24 Apr, 2016 - 00:04 0 Views
Children hit hardest by Zimbabwe’s escalating divorce rates

The Sunday News

sad child

Langelihle Dube-Noko
EMOTIONAL heartache, bullying, hopelessness and trauma, these are some of the effects faced by young people, who have been hit the hardest by escalating divorce rates in Zimbabwe.

Psychologists and educators said victims, who relied on parents for grooming, support and emotional relief, had been exposed to negative emotions of bitterness, stress, abandonment and loss of self-esteem.

“They are left to be prisoners of the past,” said Mlindeli Nyathi, a Bulawayo psychologist.

According to reports in the media, 1 102 couples applied for divorce in Bulawayo and Harare alone, just between January and July 2015. During the same period, 129 divorces were granted in Harare, while 44 were granted in Bulawayo.

According to some statistics, couples seeking divorce jumped from 96 to 157 per month between 2012 and 2015.

“Economic challenges are forcing spouses to separate because one leaves for the diaspora, where communication is limited, resulting in one forgetting the other spouse,” said Deborah Choga of Pundu and Company Legal Practitioners.

Child counsellors warned that the increased divorce rate had created a generation of children lacking parental supervision and support.

Gabriel Hategekimana, development worker and counsellor at Contact Family Counselling Centre, which counsels those traumatised by their parents’ divorce, said children at different stages subconsciously harmed their health in trying to relieve pain.

“They try to compensate their anger through alcohol abuse and smoking hazardous drugs at a tender age,” said Hategekimana.

He added: “Some become aggressive when they lack support because they blame everyone for their failure in life.”

According to psychologists and church pastors, children are psychologically troubled when growing up in dismantled families because their parents are alive but separated. They fail to imitate parents as their role models.

“They feel disturbed when verses from the Bible concerning marriage are shared within the congregation because they are no longer part of that family institution,” said Tichaona Zimbudzana, a Njube Methodist pastor.

Some victims said their futures were uncertain because they could not make serious commitments.
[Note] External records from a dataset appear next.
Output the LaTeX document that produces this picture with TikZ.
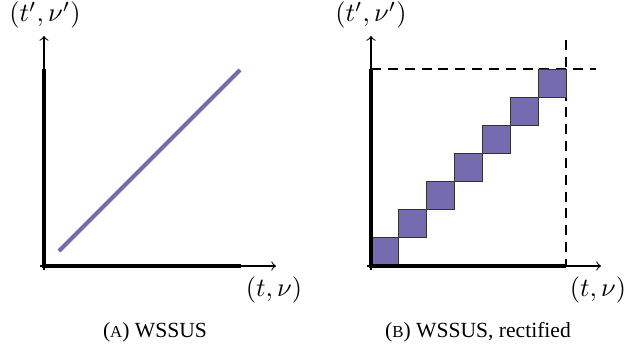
\documentclass[tikz,border=0pt]{standalone}
\usepackage{fontspec}
\newfontfamily\capfont{Liberation Serif}
\newcommand{\fakesc}[1]{{\fontsize{6.4}{7}\selectfont #1}}
\begin{document}
\begin{tikzpicture}[x=0.38pt,y=-0.38pt,
    axis/.style={draw=black,line width=0.4pt,->},
    heavy/.style={draw=black,line width=1.5pt},
    diag/.style={draw=colP,line width=1.5pt},
    bin/.style={draw=black!80,line width=0.4pt,fill=colP},
    guide/.style={draw=black,dash pattern=on 3.8pt off 2.6pt,line width=0.4pt},
    lab/.style={inner sep=0pt,anchor=center},
    subcap/.style={inner sep=0pt,anchor=center,font=\capfont\fontsize{8.2}{10}\selectfont}]
  \useasboundingbox (0,0) rectangle (626,352);
  \definecolor{colP}{HTML}{756BB1}
  \def\bw{27.9}
  \def\bh{28.1}
  % panel izquierdo
  \coordinate (oA) at (44,266);
  \coordinate (xA) at (276,266);
  \coordinate (yA) at (44,36);
  \coordinate (sxA) at (40,266);
  \coordinate (syA) at (44,270);
  \coordinate (topA) at (44,69);
  \coordinate (endA) at (241,266);
  \coordinate (dA0) at (59,251);
  \coordinate (dA1) at (240,70);
  \draw[axis] (sxA) -- (xA);
  \draw[axis] (syA) -- (yA);
  \draw[diag] (dA0) -- (dA1);
  \draw[heavy] (topA) -- (oA) -- (endA);
  \node[lab] (yLabA) at (45,15) {$(t',\nu')$};
  \node[lab] (xLabA) at (274,290) {$(t,\nu)$};
  \node[subcap] (capA) at (155,332) {(\fakesc{A}) WSSUS};
  % panel derecho
  \coordinate (oB) at (371,266);
  \coordinate (xB) at (601,266);
  \coordinate (yB) at (371,36);
  \coordinate (sxB) at (367,266);
  \coordinate (syB) at (371,270);
  \coordinate (topB) at (371,69);
  \coordinate (endB) at (566,266);
  \coordinate (vB0) at (566,40);
  \coordinate (hB1) at (596,69);
  \draw[axis] (sxB) -- (xB);
  \draw[axis] (syB) -- (yB);
  \draw[guide] (vB0) -- (endB);
  \draw[guide] (topB) -- (hB1);
  \foreach \i in {0,...,6}{
    \draw[bin] (371+\i*\bw,266-\i*\bh) rectangle ++(\bw,-\bh);
  }
  \draw[heavy] (topB) -- (oB) -- (endB);
  \node[lab] (yLabB) at (371,15) {$(t',\nu')$};
  \node[lab] (xLabB) at (598,290) {$(t,\nu)$};
  \node[subcap] (capB) at (478,332) {(\fakesc{B}) WSSUS, rectified};
\end{tikzpicture}
\end{document}
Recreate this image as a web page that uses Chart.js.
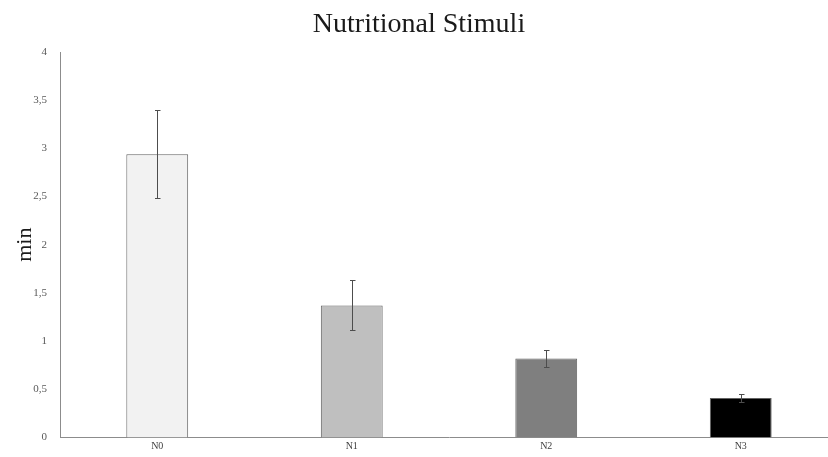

“Why should l settle down?” asked Thabo Ngwenyama, student at the Bulawayo Polytechic.

Ngwenyama, who has deferred his studies several times, added: “Why should l be in a serious relationship? Why should l get stuck to one person who is later going to dump me like garbage and leave me in misery, all in the name of marriage?”

A young woman who refused to be named said she had attempted suicide three times because of tension and hatred between her parents.

Teachers at primary and secondary schools said affected pupils usually failed to concentrate on their school work.

Some suffer from stigmatisation from friends in the community or at school, who keep reminding them that one of their parents left home.

“They bunk lessons and end up performing very badly at school, while some bully other pupils because they are driven by negative attitudes,” said a teacher from a local school.

The teacher added: “One of them went to the extent of stabbing another pupil during inter-school athletics house competitions at White City stadium last week.”

Academics and lecturers said the impact was also felt by university students. They said affected students sometimes failed to fully participate during lectures.

Sukoluhle Ncube, a student at Solusi University, revealed: “I used to feel stressed up each time l saw my parents fighting. l cannot finish my studies because of the divorce hangover, which still haunts me day and night.”

Academics said such problems had an impact on not just the affected students, but universities as a whole.

“The undergraduates fail to produce a new body of knowledge or skill which equips the university scientifically, in humanities or through offering solutions to problems,” said Mthokozisi Ndhlovu, a lecturer in Journalism and Media Studies at the National University of Science and Technology (Nust).

He added: “Our economy is affected when students do not perform well because the knowledge they acquire should contribute to economic sustainability.”

Bulawayo residents who have witnessed the effects of divorce on children said young people tended to suffer financially and physically when spouses left homes.

“If the father or mother was the breadwinner, the remaining spouse might fail to offer food to the children,” said Meltah Ncube, a resident of Cowdray Park.

Another resident, Beven Phiri, said: “They fail to function because they feel alienated and low-esteemed after their parents part ways.”

However, some victims of divorce consider it a relief when their parents separate. They said they were no longer exposed to the negatives of what their parents used to orchestrate when they were still together.

“My parents always used to fight and hurl insults at each other in front of us,” said a Nust student, who preferred to remain anonymous. “It was a traumatic time, but ever since they have divorced, I am relieved. I am able to concentrate on my school work now because that hostile and aggressive atmosphere has disappeared.”

Hategekimina stressed: “Divorce is sometimes good for children because they escape from a dysfunctional and conflictual relationship. Once the divorce is open, they don’t have to read the signs, which affected them emotionally and physically.”